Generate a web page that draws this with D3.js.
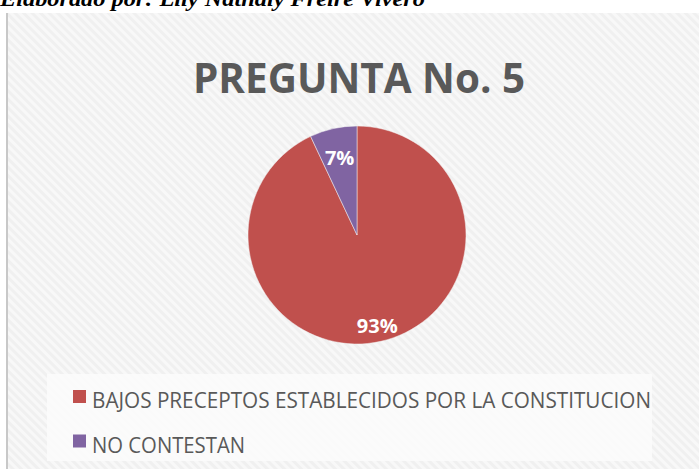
<!DOCTYPE html>
<html>
<head>
<meta charset="utf-8">
<script src="https://cdn.jsdelivr.net/npm/d3@7"></script>
<style>
  html, body { margin: 0; padding: 0; background: #fff; }
  svg { display: block; }
</style>
</head>
<body>
<svg id="chart" width="699" height="469"></svg>
<script>
// Chart data
var categories = ["BAJOS PRECEPTOS ESTABLECIDOS POR LA CONSTITUCION", "NO CONTESTAN"];
var values = [93, 7];
var colors = ["#c0504d", "#8064a2"];
var title = "PREGUNTA No. 5";
var caption = "Elaborado por: Lily Nathaly Freire Vivero";

var svg = d3.select("#chart"),
    width = +svg.attr("width"),
    height = +svg.attr("height");

var defs = svg.append("defs");

// light striped background (office chart style)
var pat = defs.append("pattern")
    .attr("id", "stripes")
    .attr("patternUnits", "userSpaceOnUse")
    .attr("width", 6)
    .attr("height", 6)
    .attr("patternTransform", "rotate(-45)");
pat.append("rect").attr("width", 6).attr("height", 6).attr("fill", "#f8f8f8");
pat.append("rect").attr("width", 3).attr("height", 6).attr("fill", "#f0f0f0");

// caption, cut at the top of the page
svg.append("text")
    .attr("x", 0)
    .attr("y", 6)
    .attr("font-family", "'Liberation Serif', 'Times New Roman', serif")
    .attr("font-weight", "bold")
    .attr("font-style", "italic")
    .attr("font-size", "22px")
    .attr("textLength", 425)
    .attr("lengthAdjust", "spacingAndGlyphs")
    .attr("fill", "#000")
    .text(caption);

// chart area
svg.append("rect")
    .attr("x", 6)
    .attr("y", 13)
    .attr("width", width - 6)
    .attr("height", height - 13)
    .attr("fill", "url(#stripes)");

svg.append("line")
    .attr("x1", 7).attr("x2", 7)
    .attr("y1", 13).attr("y2", height)
    .attr("stroke", "#c8c8c8")
    .attr("stroke-width", 2);

// title
svg.append("text")
    .attr("x", 359)
    .attr("y", 93)
    .attr("text-anchor", "middle")
    .attr("font-family", "'Open Sans', sans-serif")
    .attr("font-weight", "bold")
    .attr("font-size", "42px")
    .attr("fill", "#595959")
    .attr("textLength", 332)
    .attr("lengthAdjust", "spacingAndGlyphs")
    .text(title);

// pie
var cx = 357, cy = 235, r = 109;
var pie = d3.pie().sort(null);
var arcs = pie(values);
var arc = d3.arc().innerRadius(0).outerRadius(r);
var total = d3.sum(values);

var g = svg.append("g").attr("transform", "translate(" + cx + "," + cy + ")");

g.selectAll("path")
    .data(arcs)
    .enter().append("path")
    .attr("d", arc)
    .attr("fill", function (d, i) { return colors[i]; })
    .attr("stroke", "#f2f2f2")
    .attr("stroke-width", 0.5);

// percentage labels (Excel "best fit" puts them at different depths)
var labelDepth = [0.85, 0.73];
g.selectAll("text")
    .data(arcs)
    .enter().append("text")
    .attr("transform", function (d, i) {
        var rr = r * labelDepth[i];
        var c = d3.arc().innerRadius(rr).outerRadius(rr).centroid(d);
        return "translate(" + c[0] + "," + c[1] + ")";
    })
    .attr("text-anchor", "middle")
    .attr("dy", ".36em")
    .attr("font-family", "'Open Sans', sans-serif")
    .attr("font-weight", "bold")
    .attr("font-size", "20px")
    .attr("fill", "#fff")
    .text(function (d) { return Math.round(d.data / total * 100) + "%"; });

// legend
svg.append("rect")
    .attr("x", 47)
    .attr("y", 374)
    .attr("width", 605)
    .attr("height", 87)
    .attr("fill", "#fcfcfc")
    .attr("fill-opacity", 0.85);

var legend = svg.append("g")
    .selectAll("g")
    .data(categories)
    .enter().append("g")
    .attr("transform", function (d, i) { return "translate(73," + (390 + i * 44.5) + ")"; });

legend.append("rect")
    .attr("width", 13)
    .attr("height", 13)
    .attr("fill", function (d, i) { return colors[i]; });

legend.append("text")
    .attr("x", 19)
    .attr("y", 18)
    .attr("font-family", "'Open Sans', sans-serif")
    .attr("font-size", "21px")
    .attr("fill", "#595959")
    .attr("textLength", function (d, i) { return i === 0 ? 559 : 153; })
    .attr("lengthAdjust", "spacingAndGlyphs")
    .text(function (d) { return d; });
</script>
</body>
</html>
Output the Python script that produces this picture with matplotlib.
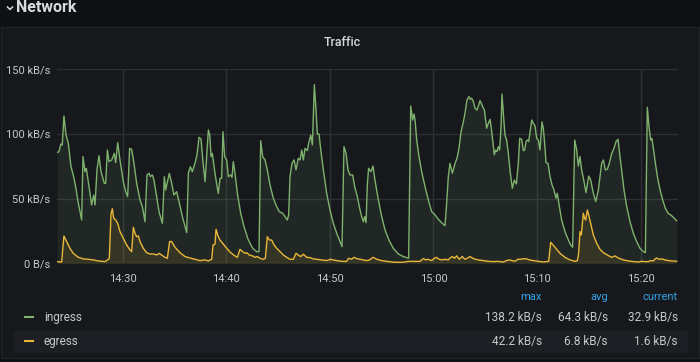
import pandas as pd
import matplotlib
matplotlib.use("Agg")
import matplotlib.pyplot as plt
import matplotlib.dates as mdates
from matplotlib.patches import Rectangle
from matplotlib.lines import Line2D

plt.rcParams['font.family'] = ['Roboto', 'DejaVu Sans']

# minutes after 14:20 and kB/s
start = pd.Timestamp('2021-01-01 14:20:00')

ingress_min = [
    3.66, 3.85, 4.04, 4.17, 4.33, 4.53, 4.75, 5.01, 5.23, 5.46, 5.72, 6.04, 6.17, 6.36, 6.49,
    6.68, 7.00, 7.20, 7.33, 7.52, 7.71, 7.91, 8.23, 8.36, 8.52, 8.68, 8.94, 9.19, 9.32, 9.52,
    9.74, 10.06, 10.29, 10.48, 10.67, 10.87, 11.09, 11.35, 11.67, 11.90, 12.15, 12.35, 12.54,
    12.67, 12.86, 13.02, 13.28, 13.51, 13.83, 14.02, 14.15, 14.25, 14.50, 14.73, 14.95, 15.21,
    15.44, 15.76, 16.02, 16.18, 16.34, 16.53, 16.72, 16.98, 17.17, 17.37, 17.56, 17.75, 17.95,
    18.14, 18.27, 18.40, 18.53, 18.65, 18.82, 18.91, 19.14, 19.23, 19.39, 19.55, 19.68, 19.84,
    20.04, 20.20, 20.42, 20.55, 20.68, 20.84, 21.07, 21.39, 21.71, 22.13, 22.55, 22.93, 23.16,
    23.32, 23.51, 23.74, 23.96, 24.22, 24.54, 24.86, 25.12, 25.44, 25.67, 25.89, 26.02, 26.15,
    26.34, 26.54, 26.73, 26.95, 27.12, 27.28, 27.44, 27.60, 27.82, 27.95, 28.15, 28.31, 28.50,
    28.66, 28.79, 28.95, 29.14, 29.37, 29.69, 30.01, 30.33, 30.66, 30.98, 31.17, 31.36, 31.56,
    31.75, 31.94, 32.20, 32.39, 32.65, 32.91, 33.07, 33.23, 33.36, 33.49, 33.62, 33.74, 33.97,
    34.16, 34.35, 34.68, 35.00, 35.32, 35.70, 36.12, 36.61, 37.09, 37.60, 37.80, 37.99, 38.12,
    38.22, 38.38, 38.60, 38.86, 39.18, 39.50, 39.82, 40.08, 40.47, 40.85, 41.11, 41.27, 41.43,
    41.59, 41.82, 42.08, 42.27, 42.46, 42.66, 42.85, 43.04, 43.23, 43.43, 43.56, 43.69, 43.85,
    44.01, 44.20, 44.33, 44.49, 44.72, 44.91, 45.13, 45.29, 45.46, 45.62, 45.75, 45.87, 46.00,
    46.13, 46.26, 46.39, 46.52, 46.61, 46.74, 46.90, 47.06, 47.22, 47.42, 47.61, 47.80, 48.00,
    48.19, 48.32, 48.51, 48.67, 48.80, 48.93, 49.06, 49.19, 49.32, 49.48, 49.64, 49.80, 49.96,
    50.12, 50.28, 50.47, 50.60, 50.73, 50.86, 51.05, 51.25, 51.44, 51.63, 51.83, 51.95, 52.15,
    52.37, 52.69, 53.02, 53.24, 53.43, 53.63, 53.82, 53.98, 54.14, 54.30, 54.53, 54.72, 54.98,
    55.17, 55.43, 55.66, 55.91, 56.07, 56.23, 56.40, 56.59, 56.78, 56.97, 57.20, 57.42, 57.62,
    57.81, 58.00, 58.20, 58.39, 58.65, 58.97, 59.29, 59.61, 59.93, 60.26, 60.45, 60.64, 60.80,
    60.96, 61.09, 61.22, 61.42, 61.61, 61.87, 62.12, 62.38, 62.64, 62.90, 63.15, 63.47,
]
ingress_kbs = [
    85.6, 86.3, 92.3, 91.5, 113.9, 99.2, 92.8, 74.7, 68.3, 59.3, 46.4, 33.5, 82.5, 70.9, 73.4,
    63.1, 45.1, 52.8, 45.1, 72.2, 83.2, 70.9, 61.8, 61.8, 87.6, 78.6, 79.9, 85.0, 77.8, 93.3,
    79.9, 63.1, 55.4, 51.5, 88.9, 88.1, 77.3, 61.8, 49.0, 43.8, 32.2, 68.3, 69.6,
    67.0, 68.3, 64.4, 51.5, 39.9, 30.9, 67.0, 56.7, 60.6, 69.6, 61.8, 52.8, 55.4,
    47.7, 36.1, 28.3, 23.7, 69.6, 74.7, 70.9, 77.3, 83.8, 97.4, 96.1, 78.6, 63.1,
    87.6, 103.1, 99.2, 82.5, 85.0, 74.7, 69.6, 58.0, 54.1, 65.7, 65.7, 101.8, 82.5,
    79.9, 67.0, 68.3, 66.5, 78.6, 69.6, 54.1, 38.7, 28.3, 18.0, 11.6, 9.0, 9.0,
    94.8, 82.5, 79.9, 72.2, 60.6, 50.3, 43.8, 39.9, 38.7, 36.1, 33.5, 37.4, 67.0,
    77.3, 79.9, 72.2, 81.2, 79.9, 87.6, 79.9, 88.9, 87.1, 92.8, 99.2, 91.5, 138.2,
    118.5, 100.0, 100.0, 86.3, 72.2, 54.1, 41.2, 30.9, 23.2, 16.8, 12.9, 90.2, 85.0,
    72.2, 68.3, 68.3, 59.3, 51.5, 41.2, 36.1, 32.2, 36.1, 31.4, 61.8, 73.4, 70.9,
    75.2, 64.4, 49.0, 36.1, 25.8, 18.0, 11.6, 7.2, 5.2, 3.9, 121.6, 110.8, 115.4,
    110.8, 95.3, 82.5, 70.9, 59.3, 49.0, 39.9, 38.1, 34.0, 30.9, 29.1, 46.4, 67.0,
    77.3, 69.6, 77.3, 81.2, 88.9, 101.8, 108.2, 116.0, 126.3, 128.9, 126.8, 127.6, 125.0,
    119.8, 118.5, 121.6, 125.8, 121.6, 118.5, 104.4, 108.2, 111.3, 101.8, 92.8, 83.8, 87.6,
    86.3, 90.2, 87.6, 105.7, 130.9, 116.0, 99.2, 95.3, 85.0, 69.6, 58.0, 64.4, 61.3,
    77.3, 96.6, 95.9, 87.1, 87.6, 94.1, 95.3, 94.1, 101.8, 110.8, 108.2, 106.2, 96.6,
    95.3, 87.6, 109.3, 104.4, 92.8, 77.8, 77.3, 67.0, 60.6, 56.7, 50.3, 54.1, 43.8,
    33.5, 24.5, 18.0, 14.2, 12.4, 95.3, 87.6, 75.2, 82.5, 72.2, 63.1, 54.6, 67.5,
    64.4, 54.1, 47.7, 56.7, 67.0, 77.3, 79.9, 72.2, 72.7, 77.3, 85.0, 88.9, 94.1,
    95.9, 82.5, 69.6, 56.7, 43.8, 32.2, 23.2, 16.8, 11.6, 9.0, 8.2, 120.6, 105.7,
    95.3, 96.6, 88.9, 77.3, 67.0, 56.7, 49.0, 42.5, 38.7, 37.4, 35.6, 32.9,
]

egress_min = [
    3.66, 4.11, 4.33, 4.59, 4.91, 5.23, 5.72, 6.20, 6.68, 7.17, 7.65, 8.29, 8.55, 8.71, 8.87,
    9.00, 9.13, 9.32, 9.52, 9.74, 10.06, 10.38, 10.71, 10.87, 11.03, 11.19, 11.35, 11.51, 11.67,
    11.99, 12.31, 12.64, 12.96, 13.28, 13.51, 13.76, 14.08, 14.31, 14.53, 14.73, 15.05, 15.53,
    16.02, 16.50, 16.98, 17.46, 17.95, 18.27, 18.46, 18.59, 18.72, 18.91, 19.01, 19.20, 19.39,
    19.65, 20.04, 20.42, 20.84, 21.07, 21.32, 21.58, 21.81, 21.97, 22.22, 22.55, 22.77, 23.00,
    23.25, 23.58, 23.77, 23.96, 24.16, 24.38, 24.61, 24.86, 25.19, 25.51, 25.83, 26.15, 26.47,
    26.73, 26.95, 27.18, 27.44, 27.76, 28.08, 28.40, 28.72, 29.21, 29.69, 30.08, 30.33, 30.66,
    31.14, 31.62, 31.81, 32.10, 32.33, 32.59, 32.91, 33.23, 33.55, 33.87, 33.97, 34.19, 34.51,
    35.00, 35.64, 36.28, 36.93, 37.25, 37.57, 38.22, 38.70, 38.92, 39.05, 39.24, 39.44, 39.66,
    39.82, 40.08, 40.27, 40.47, 40.79, 41.11, 41.43, 41.59, 41.82, 42.01, 42.24, 42.49, 42.78,
    43.04, 43.30, 43.52, 43.85, 44.33, 44.81, 45.29, 45.78, 46.26, 46.74, 47.06, 47.22, 47.48,
    47.71, 47.93, 48.13, 48.35, 48.58, 48.93, 49.25, 49.64, 50.12, 50.60, 50.92, 51.12, 51.31,
    51.57, 51.89, 52.21, 52.69, 53.18, 53.66, 53.89, 54.01, 54.14, 54.27, 54.46, 54.59, 54.69,
    54.85, 54.98, 55.17, 55.43, 55.75, 56.07, 56.40, 56.78, 57.20, 57.52, 57.84, 58.33, 58.81,
    59.29, 59.77, 60.10, 60.42, 60.74, 60.96, 61.22, 61.42, 61.54, 61.74, 62.03, 62.35, 62.67,
    62.99, 63.47,
]
egress_kbs = [
    1.3, 1.0, 21.1, 16.8, 11.6, 7.7, 4.6, 3.4, 3.1, 2.6, 1.8, 1.3, 2.6, 3.9, 38.1,
    42.2, 34.8, 33.5, 30.9, 24.5, 19.3, 14.2, 10.3, 9.0, 27.8, 23.2, 20.6, 21.1, 16.8,
    11.6, 8.2, 7.2, 7.2, 6.4, 7.7, 6.4, 4.6, 3.9, 16.8, 16.8, 12.4, 8.2,
    5.2, 4.1, 3.1, 2.1, 2.6, 1.8, 2.6, 3.1, 14.2, 14.7, 26.3, 21.1, 18.0,
    15.5, 11.6, 8.2, 5.7, 4.6, 10.8, 9.0, 7.7, 8.2, 6.4, 5.7, 4.6, 5.2,
    3.9, 3.1, 3.9, 20.6, 18.0, 18.0, 14.2, 11.6, 9.0, 6.4, 4.6, 3.1, 3.1,
    7.7, 6.4, 5.2, 7.0, 4.6, 4.4, 3.4, 3.1, 2.6, 2.1, 3.1, 2.6, 2.1,
    1.5, 1.5, 3.9, 3.1, 4.6, 3.6, 3.1, 2.6, 2.1, 2.6, 3.6, 4.6, 3.1,
    2.1, 1.3, 0.8, 0.8, 1.0, 1.5, 1.5, 1.5, 3.1, 3.6, 2.6, 3.1, 2.6,
    2.1, 3.9, 4.6, 3.4, 2.6, 3.1, 2.6, 4.1, 5.2, 3.9, 5.7, 3.1, 5.2,
    3.1, 4.1, 5.2, 3.6, 2.6, 2.1, 1.5, 1.3, 1.5, 1.0, 2.1, 2.6, 2.3,
    1.8, 1.8, 3.1, 3.1, 3.4, 3.6, 2.6, 2.1, 1.5, 1.0, 1.3, 1.5, 16.2,
    13.9, 10.8, 7.7, 4.6, 2.6, 1.5, 2.1, 7.7, 24.5, 21.9, 38.7, 34.8, 33.5,
    41.2, 37.4, 30.9, 21.9, 15.5, 10.8, 8.2, 6.4, 4.6, 5.7, 4.1, 2.6, 1.8,
    1.3, 1.0, 1.5, 1.3, 1.3, 2.1, 1.8, 3.6, 4.1, 3.1, 3.4, 2.6, 2.1,
    1.8, 1.6,
]

series_names = ['ingress', 'egress']
series_colors = ['#7eb26d', '#eab839']
stat_names = ['max', 'avg', 'current']
stat_values = [
    ['138.2 kB/s', '64.3 kB/s', '32.9 kB/s'],
    ['42.2 kB/s', '6.8 kB/s', '1.6 kB/s'],
]
y_ticks = [0, 50, 100, 150]

page_bg = '#0f1013'
panel_bg = '#17181c'
text_col = '#c7c8cc'

fig = plt.figure(figsize=(7, 3.62), dpi=100, facecolor=page_bg)

# panel and the highlighted legend row, kept behind the axes
fig.patches.append(Rectangle((1 / 700, 1 - 358 / 362), 698 / 700, 331 / 362,
                             transform=fig.transFigure, facecolor=panel_bg,
                             edgecolor='#202227', linewidth=1, zorder=-2))
fig.patches.append(Rectangle((14 / 700, 1 - 353 / 362), 674 / 700, 22 / 362,
                             transform=fig.transFigure, facecolor='#1e1f24',
                             edgecolor='none', zorder=-1))

# row header
fig.add_artist(Line2D([7.5 / 700, 10 / 700, 12.5 / 700],
                      [1 - 7 / 362, 1 - 9.5 / 362, 1 - 7 / 362],
                      transform=fig.transFigure, color='#d8d9da', lw=1.1))
fig.text(16 / 700, 1 - 8 / 362, 'Network', color='#d8d9da', fontsize=11.5,
         fontweight='bold', va='center', ha='left')
fig.text(342 / 700, 1 - 42 / 362, 'Traffic', color='#d8d9da', fontsize=9,
         fontweight='medium', va='center', ha='center')

ax = fig.add_axes([57 / 700, 1 - 263.3 / 362, 621 / 700, 194 / 362])
ax.set_facecolor('none')

series = [(ingress_min, ingress_kbs), (egress_min, egress_kbs)]
for (mins, vals), name, col in zip(series, series_names, series_colors):
    t = start + pd.to_timedelta(mins, unit='m')
    ax.fill_between(t, vals, 0, color=col, alpha=0.1, linewidth=0, zorder=2)
    ax.plot(t, vals, color=col, lw=1, zorder=3, label=name)

ax.set_ylim(0, 150)
ax.set_xlim(start + pd.Timedelta(minutes=3.66), start + pd.Timedelta(minutes=63.6))
ax.set_yticks(y_ticks)
ax.set_yticklabels(['0 B/s' if v == 0 else f'{v} kB/s' for v in y_ticks])
ax.xaxis.set_major_locator(mdates.MinuteLocator(byminute=[0, 10, 20, 30, 40, 50]))
ax.xaxis.set_major_formatter(mdates.DateFormatter('%H:%M'))
ax.grid(True, color='#2e3035', lw=1, zorder=1)
ax.set_axisbelow(True)
for s in ax.spines.values():
    s.set_visible(False)
ax.tick_params(length=0, colors=text_col, labelsize=8)
ax.tick_params(axis='y', pad=5)
ax.tick_params(axis='x', pad=8)

# legend table
stat_right = [542, 608, 678]
for name, x in zip(stat_names, stat_right):
    fig.text(x / 700, 1 - 297 / 362, name, color='#33a2e5', fontsize=8,
             ha='right', va='center')
row_y = [317, 341]
for i, name in enumerate(series_names):
    y = 1 - row_y[i] / 362
    fig.add_artist(Line2D([25 / 700, 33 / 700], [y, y], transform=fig.transFigure,
                          color=series_colors[i], lw=1.5))
    fig.text(44 / 700, y, name, color=text_col, fontsize=8.5, ha='left', va='center')
    for val, x in zip(stat_values[i], stat_right):
        fig.text(x / 700, y, val, color=text_col, fontsize=8.5, ha='right', va='center')

fig.savefig('out.png', dpi=100, facecolor=page_bg)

-------------------------

WHAT THE TASK ASKS: Transcribe, exactly as written, the lines starting at the one with "Output the Python" and ending at the one with "start = pd.Timestamp('2021-01-01 14:20:00')", and nothing more. Pictures are not part of the copy.

TASK ANSWER:
Output the Python script that produces this picture with matplotlib.
import pandas as pd
import matplotlib
matplotlib.use("Agg")
import matplotlib.pyplot as plt
import matplotlib.dates as mdates
from matplotlib.patches import Rectangle
from matplotlib.lines import Line2D

plt.rcParams['font.family'] = ['Roboto', 'DejaVu Sans']

# minutes after 14:20 and kB/s
start = pd.Timestamp('2021-01-01 14:20:00')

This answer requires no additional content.